Changes Proposed to Controversial Federal Visa Program for Foreign Investors
Hotel workers union: EB-5 deals need increased accountability and transparency around jobs
Washington, D.C.–Changes may be coming to a controversial federal program through which wealthy foreign investors can secure US green cards.
Yesterday, a proposal to re-authorize the EB-5 Regional Center Program was put forth by Senators Chuck Grassley (R-Iowa) and Patrick Leahy (D-Vt.), leaders of the Senate Judiciary committee, as Senate Bill 1501. The bill extends and makes changes to the federal EB-5 Regional Center Program – through which wealthy foreign citizens can secure US green cards for themselves and their family members in exchange for investing $500,000 each in businesses that create 10 direct, indirect or induced jobs in “high unemployment” Targeted Employment Areas (TEAs).
Even with the proposed changes, some critics remain concerned about how many jobs (especially good jobs) EB-5 investments actually create and for how long, the designation of the “high unemployment” TEAs, and the difficulty in accessing information from the United States Citizenship and Immigration Services (USCIS), which runs the program, about these TEAs and jobs created.
Since 2008, the hotel industry has seen a sharp increase in EB-5 investments, fueled by an expansion of the Regional Center Program. These hotel projects promise to create thousands of hospitality and construction jobs in areas of high economic need. However, not enough information is available to the public about the actual outcomes of these investments. UNITE HERE, a union that represents over 250,000 hotel, gaming and food service workers across the US and Canada, has been actively monitoring hotel development projects seeking and using EB-5 investments, and can share its research and analysis regarding several local projects including the following:
- In Chicago, the Regional Center GO USA EB-5, representing developer SMASHotels, is soliciting EB-5 investment overseas for a new 192 room “upscale” Marriott International Autograph-brand hotel in the affluent Streeterville neighborhood.
- The median family income in the zip code that houses Streeterville is $167,321 per year.
- Despite the luxurious surroundings and wealthy residents of the neighborhood, the federal government is likely deciding whether or not to designate a single census tract within Streeterville as a high-unemployment TEA.

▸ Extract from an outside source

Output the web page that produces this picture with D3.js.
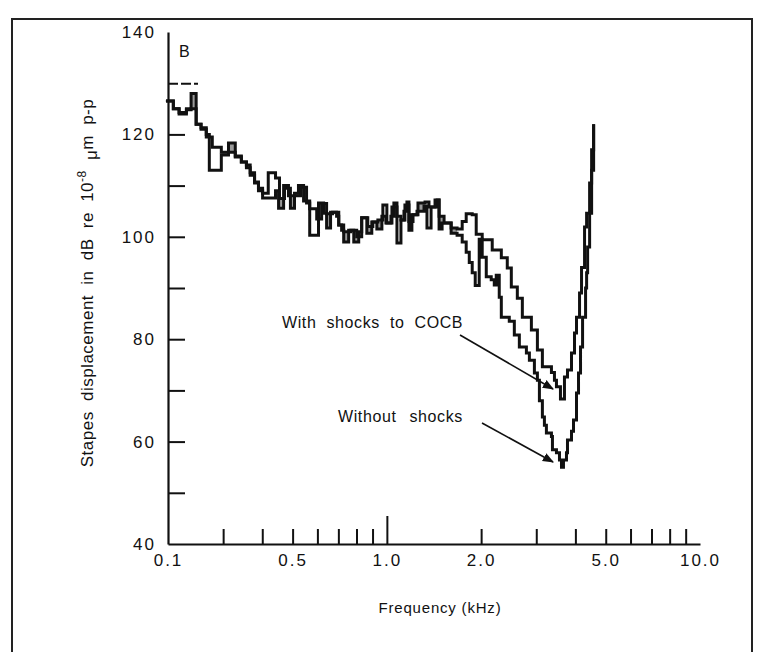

- In Philadelphia, 90 EB-5 investors were recruited to provide $45 million in financing for the 268-room Kimpton Monaco Hotel across from Independence Hall.
- By late 2014, those investors needed to show USCIS that the hotel had created 900 direct and indirect jobs. According CanAm Enterprises, LLC, the firm that put together the EB-5 financing deal for the Philadelphia Monaco, that project has created 1,387 jobs.
- The USCIC permits projects to count direct jobs, jobs indirectly created or induced jobs from hotel operations, and indirect jobs created through construction spending. A City of Philadelphia document from 2011 indicates that the Hotel Monaco project had created only 177 jobs, which we believe to be direct jobs at the hotel. This means that the remaining 1,210 jobs CanAm says the Philadelphia Monaco project created were indirect or induced jobs.
- In response to a FOIA request, USCIS provided to UNITE HERE only a heavily redacted copy of CanAm’s model for these projections.
- Similarly, in San Francisco, the Kor Group plans to reopen the 135 room Renoir Hotel as the boutique Proper Hotel San Francisco.
- Kor raised $40 million in EB-5 financing for the project from 80 EB-5 investors. To support 80 EB-5 investors, the developer will have demonstrate at least 800 jobs related to the project. In 2013, the developer reported to a local agency the hotel will directly employ 155 people.
- The developer also reported in 2013 that, beyond EB-5 financing, the project is benefiting from financing with federal New Market Tax Credits and Historic Tax Credits.
- In Washington State, Yareton Investment & Management has entered into a development agreement with the City of Tacoma for the construction of a 300-room convention center hotel on what is now city-owned land.
- Yareton has stated its intention to use substantial EB-5 financing for the hotel, but has yet to expand its existing EB-5 regional center to include Tacoma.
- The existing regional center was established for an as-yet uncompleted project in Des Moines, Washington, a Four Points by Sheraton Hotel which received EB-5 investment funding and additional public subsidy.
- USCIS initially stated its intent to deny that regional center covering Des Moines, but the regional center was later approved following political intervention.
“We are obviously enthusiastic about programs that create good jobs for people that need them,” said Jo Marie Agriesti, UNITE HERE’s Hotel Division Director. “But we want the reality of EB-5 to match the rhetoric surrounding the program, especially when it comes to more transparency, better access to accurate information on EB-5 funded projects, and a more aggressive USCIS holding regional centers to higher standards for accurate and sensible job-creation numbers.”